Гор Видал «Юлиан»
- Жанры/поджанры: Историческая проза
- Общие характеристики: Религиозное (Христианство | Язычество ) | Философское | Социальное
- Место действия: Наш мир (Земля) (Европа (Южная Европа | Западная Европа ) | Азия (Ближний Восток ))
- Время действия: Древний мир
- Сюжетные ходы: Становление/взросление героя
- Линейность сюжета: Линейный с экскурсами
- Возраст читателя: Для взрослых
Роман современного американского писателя Гора Видала, получившего в России известность в основном благодаря прокату голливудского фильма «Калигула», поставленного по его сценарию, посвящен одной из примечательных фигур на римском императорском троне IV в. — Флавию Клавдию Юлиану (332-363) — римский император (361-363). Одаренный аминистратор и полководец, Юлиан также обладал литературными способностями (значительная часть его произведений и писем дошла до нас); однако в памяти поколений он остался прежде всего как человек, попытавшийся повернуть историю вспять: Юлиан стремился возродить язычество и низвергнуть христианство. Роман задуман как публикация записок и дневника Юлиана, и этот текст комментируют два представителя античной культуры. Перед нами свего рода историческая хроника, насыщенная выразительными персонажами, острыми коллизиями. Юлиан — фигура трагическая, в его ярком образе переплетены и обстоятельства биографии, и напряженные духовные искания, и ситуация в империи.
Отзывы читателей
Рейтинг отзыва
Aletes, 26 июля 2015 г.
Перед нами написанный с позиций американского либерализма середины XX века панегирик Юлиану Отступнику, естественному предшественнику всех религиозных диссидентов христианской истории. Учитывая роль Видала в собственной национальной культуре, Америки 1960-х здесь по крайней мере столько же, сколько и поздней античности. Но в силу не так давно осознанной «непрозрачности» нашего восприятия других эпох навязывание прошлому современных идеологических стереотипов – распространенный недостаток даже в сугубо научных работах.
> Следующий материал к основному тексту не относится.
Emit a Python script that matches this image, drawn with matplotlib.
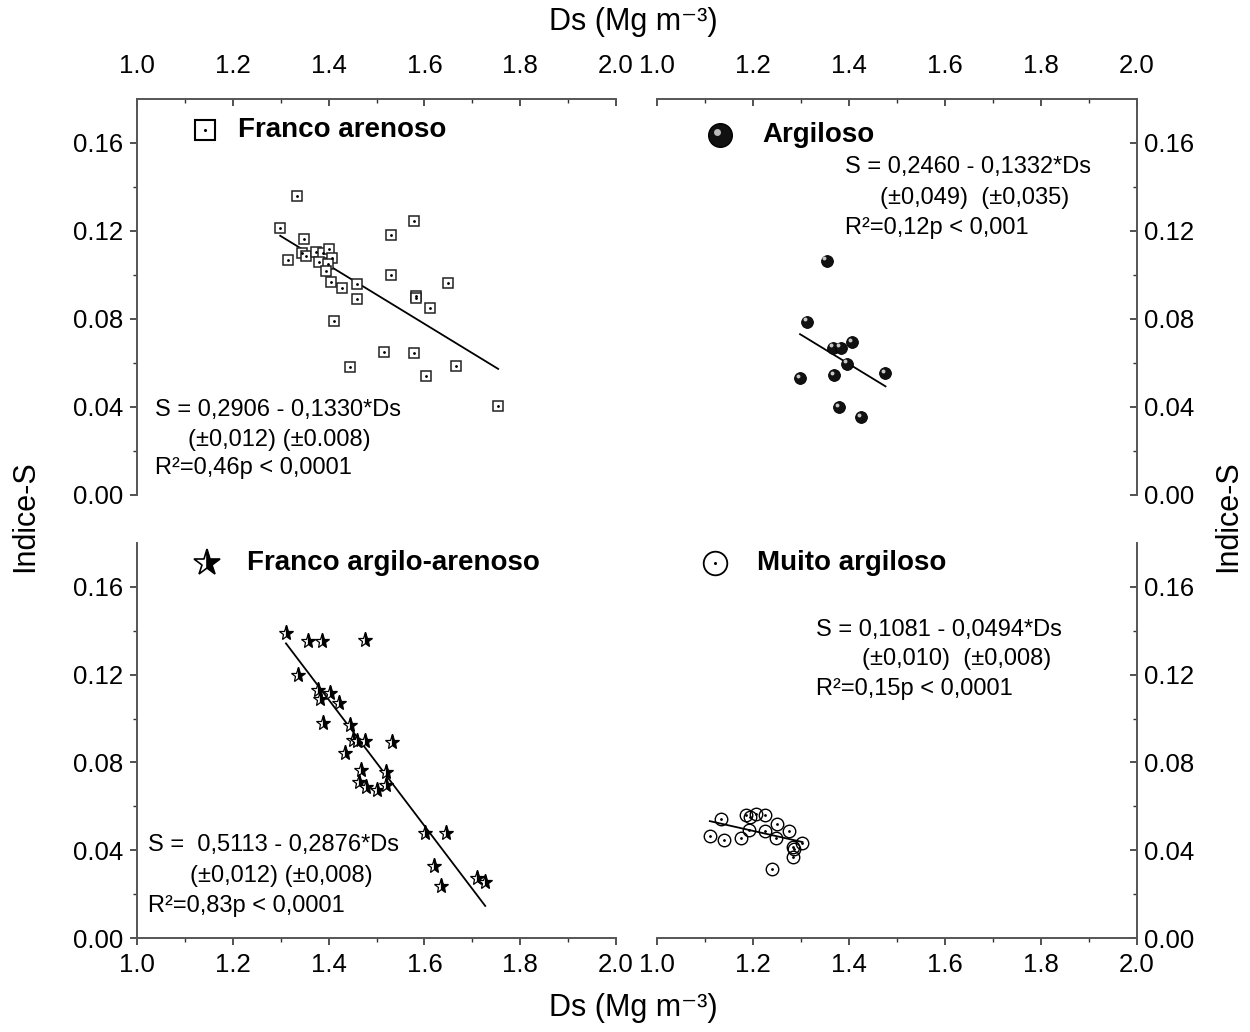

Разумеется, составляющие тело романа фиктивные «письма» и «дневники» говорят об американском классике и его времени не меньше, чем о своих условных творцах. Однако каждый рассказчик у Видала – подлинная историческая фигура, чьи суждения, высказывания и поступки достаточно корректно соотносятся со свидетельствами сохранившихся источников, в том числе действительно вышедших из-под пера упомянутых лиц. Иными словами, любой из представленных персонажей вполне мог написать что-нибудь в подобном духе. При этом мировоззренческие и стилистические особенности того или иного повествователя открывают неисчерпаемые возможности для периодической смены угла зрения на описываемый предмет. А поскольку весь корпус «документов» о правлении Юлиана представлен читателю в процессе формирования (его составители – Приск и Либаний – состоят в переписке и, зачастую, в полемике друг с другом, дневники же своего царственного покровителя, если они противоречат их собственным взглядам, дополняют и корректируют), мы имеем перед собой живой диалог различных версий реальности.
Пожалуй, в наименьшей степени данный подход пошел на пользу самому императору. Смутно угадываемому за скупыми фактами дневника, чтобы сразу потеряться в ворохе чужих суждений о нем, образу Юлиана, возможно, не достает психологической глубины. Но Видала интересует не психологический портрет и даже не жизнеописание как таковое, а история воздействия религиозного выбора Отступника на последующую европейскую традицию. Бывшие сторонники Апостата создают в классической греко-римской форме своего рода языческое евангелие, настолько же превосходящее самого героя, насколько христианское благовестие больше любой возможной человеческой биографии. В результате «Отступник», как и «Галилеянин», продолжает жить в современной культуре.